Blanchard is criticizing a federal program, unknown to most taxpayers, that allows a handful of businesses and fishermen to make millions off a government resource - creating what some fishermen call “Lords of the Sea.”
Dean Blanchard
Blanchard says they “took a natural resource that belongs to everybody in the United States and just gave it to a few, and told them you’re the only ones who can do it.”
Each Gulf state controls the waters out to nine miles. Beyond that are federal waters, where this program comes into play.
In 2007, the government handed over shares of the annual red snapper commercial harvest to a select group of fishermen.

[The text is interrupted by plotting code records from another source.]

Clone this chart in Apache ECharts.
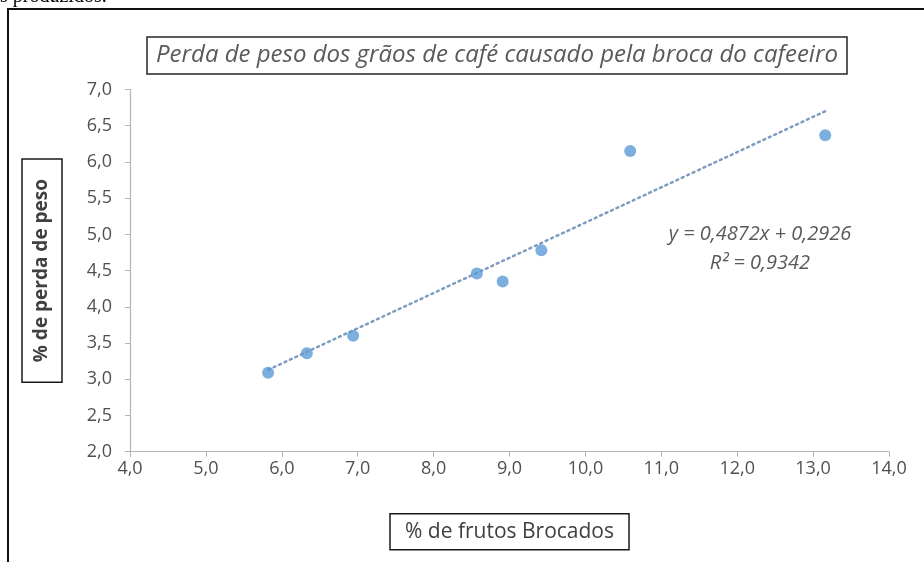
<!DOCTYPE html>
<html>
<head>
<meta charset="utf-8">
<script src="https://cdn.jsdelivr.net/npm/echarts@6/dist/echarts.min.js"></script>
<style>
  html, body { margin: 0; padding: 0; background: #fff; }
  #chart { width: 924px; height: 562px; }
</style>
</head>
<body>
<div id="chart"></div>
<script>
// dados
var frutosBrocados = [5.82, 6.33, 6.94, 8.57, 8.91, 9.42, 10.59, 13.16];
var perdaPeso = [3.09, 3.36, 3.60, 4.46, 4.35, 4.78, 6.15, 6.37];
// linha de tendência (extremos)
var tendenciaX = [5.82, 13.16];
var tendenciaY = [3.13, 6.70];
var equacao = 'y = 0,4872x + 0,2926';
var r2 = 'R² = 0,9342';

var chart = echarts.init(document.getElementById('chart'));

var pontos = frutosBrocados.map(function (x, i) { return [x, perdaPeso[i]]; });
var tendencia = tendenciaX.map(function (x, i) { return [x, tendenciaY[i]]; });

function virgula(v) {
    return v.toFixed(1).replace('.', ',');
}

var option = {
    animation: false,
    title: {
        text: 'Perda de peso dos grãos de café causado pela broca do cafeeiro',
        left: 147,
        top: 37,
        padding: [4, 9, 5, 9],
        borderColor: '#262626',
        borderWidth: 1.5,
        textStyle: {
            fontFamily: 'Open Sans',
            fontStyle: 'italic',
            fontWeight: 'normal',
            fontSize: 24,
            lineHeight: 28,
            color: '#595959'
        }
    },
    grid: {
        left: 130,
        right: 35,
        top: 89.5,
        bottom: 110.3
    },
    xAxis: {
        type: 'value',
        min: 4,
        max: 14,
        interval: 1,
        name: '% de frutos Brocados',
        nameLocation: 'middle',
        nameGap: 62,
        nameTextStyle: {
            fontFamily: 'Open Sans',
            fontSize: 21,
            lineHeight: 24,
            color: '#404040',
            borderColor: '#1a1a1a',
            borderWidth: 1.5,
            padding: [6, 15, 6, 15]
        },
        splitLine: { show: false },
        axisLine: { lineStyle: { color: '#b4b4b4', width: 1.2 } },
        axisTick: { inside: false, length: 5, lineStyle: { color: '#b4b4b4' } },
        axisLabel: {
            margin: 8,
            fontFamily: 'Open Sans',
            fontSize: 18,
            color: '#505050',
            formatter: virgula
        }
    },
    yAxis: {
        type: 'value',
        min: 2,
        max: 7,
        interval: 0.5,
        name: '% de perda de peso',
        nameLocation: 'middle',
        nameGap: 68,
        nameTextStyle: {
            fontFamily: 'Open Sans',
            fontWeight: 'bold',
            fontSize: 19,
            lineHeight: 22,
            color: '#404040',
            borderColor: '#1a1a1a',
            borderWidth: 1.5,
            padding: [9, 20, 9, 20]
        },
        splitLine: { show: false },
        axisLine: { show: true, lineStyle: { color: '#b4b4b4', width: 1.2 } },
        axisTick: { show: true, inside: false, length: 5, lineStyle: { color: '#b4b4b4' } },
        axisLabel: {
            margin: 18,
            fontFamily: 'Open Sans',
            fontSize: 18,
            color: '#505050',
            formatter: virgula
        }
    },
    series: [
        {
            name: 'tendência',
            type: 'line',
            data: tendencia,
            symbol: 'none',
            lineStyle: { type: [2, 4], width: 2.5, color: '#7f9cc0', cap: 'round' },
            z: 1
        },
        {
            name: 'perda',
            type: 'scatter',
            data: pontos,
            symbolSize: 12,
            itemStyle: { color: '#5b9bd5' },
            z: 2
        }
    ],
    graphic: [
        {
            type: 'rect',
            shape: { x: 8, y: 9, width: 1000, height: 1000 },
            style: { fill: 'none', stroke: '#111', lineWidth: 2 },
            silent: true
        },
        {
            type: 'text',
            left: 0,
            top: -13,
            style: {
                text: 's produzidos.',
                font: '20px "Liberation Serif", serif',
                fill: '#000'
            }
        },
        {
            type: 'text',
            x: 760,
            y: 234,
            style: {
                text: equacao,
                font: 'italic 20px "Open Sans"',
                fill: '#595959',
                align: 'center',
                verticalAlign: 'middle'
            }
        },
        {
            type: 'text',
            x: 760,
            y: 263,
            style: {
                text: r2,
                font: 'italic 20px "Open Sans"',
                fill: '#595959',
                align: 'center',
                verticalAlign: 'middle'
            }
        }
    ]
};

chart.setOption(option);
</script>
</body>
</html>
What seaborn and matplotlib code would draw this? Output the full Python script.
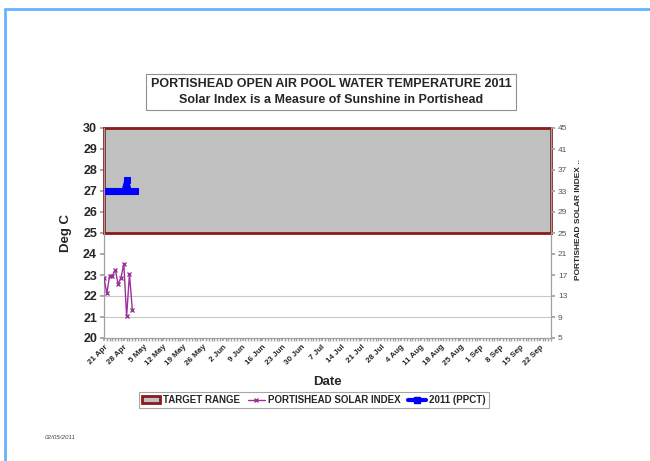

The government divvied up the snapper shares; the number of shares was determined by the number of fish caught in prior years.
“Sea lords, snapper barons, whatever you want to call it - it’s people that are becoming enriched by sitting back and doing nothing off a public resource,” says U.S. Representative Garret Graves (R-Louisiana).
Unlike oil or timber, the government doesn’t auction off the shares and gets nothing in return from these fishermen.